Zugleich können an vielen Stellen Kosten eingespart werden. Biohändler werden ihre Produkte deutlich günstiger anbieten können als heute, denn eine flächendeckende ökologische Erzeugung ist kosteneffektiver als die bisherige Nischenproduktion. Die beträchtlichen Kosten für die Zertifizierung von Biowaren entfallen, während die Kontrollen bleiben. Besondere Förderprogramme für die Umstellung eines konventionellen Hofes auf Biostandard erübrigen sich. Ökoroutine ermöglicht uns, das zu tun, was wir für richtig halten.
Die schrittweise Umstellung stellt keine Benachteiligung dar, die durch Fördergelder ausgeglichen werden müsste, da sich schließlich auch die Konkurrenten an die höheren Standards zu halten haben. Auch die Distributionswege werden günstiger und effektiver. Eine Rückkehr zum ländlichen Idyll und zum Kleinbetrieb wird gleichwohl nicht die Folge sein, wenn der Agrarwendefahrplan umgesetzt wird. Klein ist nicht die Voraussetzung für öko. Manch fortschrittliche Technik, die dem Biolandbau dient, kann sich nur ein größerer Betrieb leisten.
Ob bei der Energie-Effizienz, in der Landwirtschaft oder welchem Lebens- und Wirtschafts-Bereich auch immer: Dreh- und Angelpunkt der Ökoroutine sind konkrete und einfache politische Werkzeuge. Es geht um Fahrpläne in Form von Limits und Standards, etwa für das Gewicht und den Kohlendioxidausstoß von Fahrzeugen, für Tempo, Parkplätze, Straßenbau, Flughäfen, Pestizide, Düngemittel, Tierhaltung, Kohlestrom, Verpackungen, Garantiezeit, Haltbarkeit, Reparierbarkeit, Finanztransaktionen und vieles mehr. Ökoroutine macht konkrete, praxisnahe und meist verblüffend einfache Handlungsvorschläge für zahlreiche Handlungsfelder, die über Energieeffizienz und Nahrungsmittel-Produktion hinausreichen. Diese Handlungsvorschläge verankern den achtsamen Umgang mit Ressourcen institutionell. Sie machen öko für alle möglich. In der Form ermöglicht uns das Konzept der Ökoroutine, das zu tun, was wir für richtig halten, ohne im Alltag darüber nachdenken zu müssen.

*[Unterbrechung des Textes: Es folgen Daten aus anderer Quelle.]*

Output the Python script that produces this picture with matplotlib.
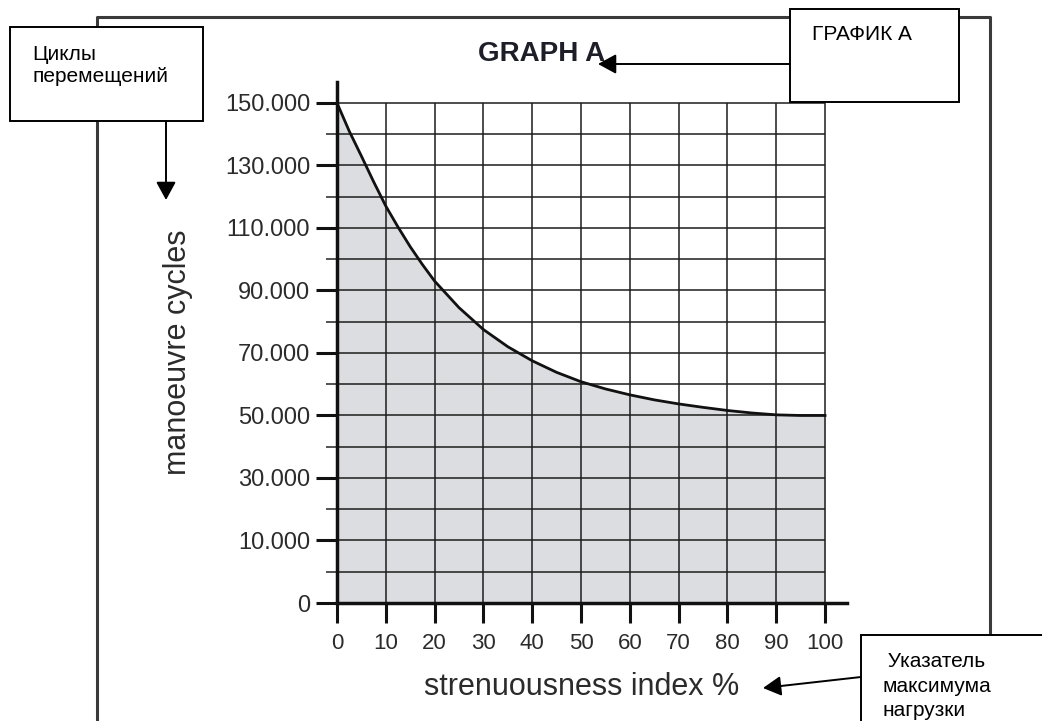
""" graph_a.py

manoeuvre cycles vs strenuousness index, with the russian callout boxes
pasted on top of the scanned chart.
note: the y axis of the original is uneven, 0 -> 10.000 takes the same
room as 10.000 -> 30.000, so a piecewise scale is used.
"""

import numpy as np
import matplotlib.pyplot as plt
from matplotlib.patches import Rectangle

plt.rcParams['font.family'] = ['Liberation Sans', 'DejaVu Sans']

# curve
strenuousness = [0, 2.5, 5, 7.5, 10, 12.5, 15, 17.5, 20, 25, 30, 35, 40, 45, 50,
                 55, 60, 65, 70, 75, 80, 85, 90, 95, 100]
cycles = [150000, 141000, 133000, 124800, 117000, 110300, 104000, 98300, 93000, 84500, 77500,
          72000, 67500, 63800, 60800, 58500, 56600, 55000, 53700, 52600, 51600, 50800,
          50200, 50000, 50000]

x_ticks = list(range(0, 101, 10))
y_labeled = [0, 10000, 30000, 50000, 70000, 90000, 110000, 130000, 150000]
y_labels = ['0', '10.000', '30.000', '50.000', '70.000', '90.000', '110.000', '130.000', '150.000']
y_unlabeled = [5000, 20000, 40000, 60000, 80000, 100000, 120000, 140000]

title = 'GRAPH A'
x_title = 'strenuousness index %'
y_title = 'manoeuvre cycles'
note_cycles = ['Циклы', 'перемещений']
note_graph = 'ГРАФИК А'
note_index = [' Указатель', 'максимума', 'нагрузки']


def forward(v):
    v = np.asarray(v, dtype=float)
    return np.where(v <= 10000, v / 5000.0, 1.0 + v / 10000.0)


def inverse(p):
    p = np.asarray(p, dtype=float)
    return np.where(p <= 2, p * 5000.0, (p - 1.0) * 10000.0)


W, H = 1042, 721
fig = plt.figure(figsize=(W / 100, H / 100), dpi=100)

# chart axes, placed in pixels of the reference
ax = fig.add_axes([337 / W, (H - 603) / H, 510 / W, 521 / H])
ax.set_facecolor('none')
ax.set_yscale('function', functions=(forward, inverse))
ax.set_xlim(0, 104.5)
ax.set_ylim(0, 156700)

ink = '#1c1c1c'
txt = '#2b2b2b'

ax.fill_between(strenuousness, cycles, 0, color='#dcdde0', lw=0, zorder=1)
ax.vlines(x_ticks, 0, 150000, color=ink, lw=1.1, zorder=2)
ax.hlines(sorted(y_labeled + y_unlabeled), 0, 100, color=ink, lw=1.1, zorder=2)
ax.plot(strenuousness, cycles, color='#111111', lw=2.0, zorder=3)

for side in ['top', 'right']:
    ax.spines[side].set_visible(False)
for side in ['left', 'bottom']:
    ax.spines[side].set_linewidth(2.5)
    ax.spines[side].set_color('#111111')
    ax.spines[side].set_zorder(4)

ax.set_xticks(x_ticks)
ax.set_yticks(y_labeled, y_labels)
ax.set_yticks(y_unlabeled, minor=True)
ax.tick_params(axis='x', length=14.4, width=2.2, pad=7, labelsize=16, labelcolor=txt, color='#111111')
ax.tick_params(axis='y', which='major', length=15, width=2.2, pad=4.3, labelsize=17,
               labelcolor=txt, color='#111111')
ax.tick_params(axis='y', which='minor', length=8, width=1.3, color='#444444')

ax.set_title(title, x=0.402, pad=15.3, fontsize=20, fontweight='bold', color='#1e1e28')
ax.set_xlabel(x_title, fontsize=22, color=txt, va='center')
ax.xaxis.set_label_coords(0.48, -0.161)
ax.set_ylabel(y_title, fontsize=22, color=txt, va='center')
ax.yaxis.set_label_coords(-0.312, 0.481)

# overlay in pixel coords for the frame and the callouts
ov = fig.add_axes([0, 0, 1, 1], zorder=5)
ov.set_xlim(0, W)
ov.set_ylim(H, 0)
ov.axis('off')

ov.plot([97, 97, 990, 990], [740, 17, 17, 740], color='#3a3a3a', lw=2.2, zorder=1)

box = dict(fc='white', ec='black', lw=1.4, zorder=3)
ov.add_patch(Rectangle((10, 27), 193, 94, **box))
ov.add_patch(Rectangle((790, 9), 169, 93, **box))
ov.add_patch(Rectangle((861, 635), 220, 120, **box))

note_kw = dict(fontsize=15, color='black', va='baseline', ha='left', zorder=4)
ov.text(32, 60, note_cycles[0], **note_kw)
ov.text(32, 82, note_cycles[1], **note_kw)
ov.text(812, 40, note_graph, **note_kw)
for i, line in enumerate(note_index):
    ov.text(882, 667 + 24.5 * i, line, **note_kw)

arrow = dict(arrowstyle='-|>,head_length=0.55,head_width=0.3', color='black', lw=1.4,
             shrinkA=0, shrinkB=0, mutation_scale=20)
ov.annotate('', xy=(166, 200), xytext=(166, 121), arrowprops=arrow, zorder=4)
ov.annotate('', xy=(598, 64), xytext=(790, 64), arrowprops=arrow, zorder=4)
ov.annotate('', xy=(763, 688), xytext=(861, 677), arrowprops=arrow, zorder=4)

fig.savefig('out.png', dpi=100, facecolor='white')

So brauchen sich die Kinder von Frau und Herrn Frost in Zukunft einmal nicht mehr den Kopf über die Fragen ihrer Eltern zu zerbrechen: Sie legen den Bio-Käse aus der Region dann ganz automatisch in den effizienten Kühlschrank mittlerer Größe – machen ja alle so. Und Bio-Käse heißt dann wieder einfach Käse. Denn bio ist Standard – und öko Routine.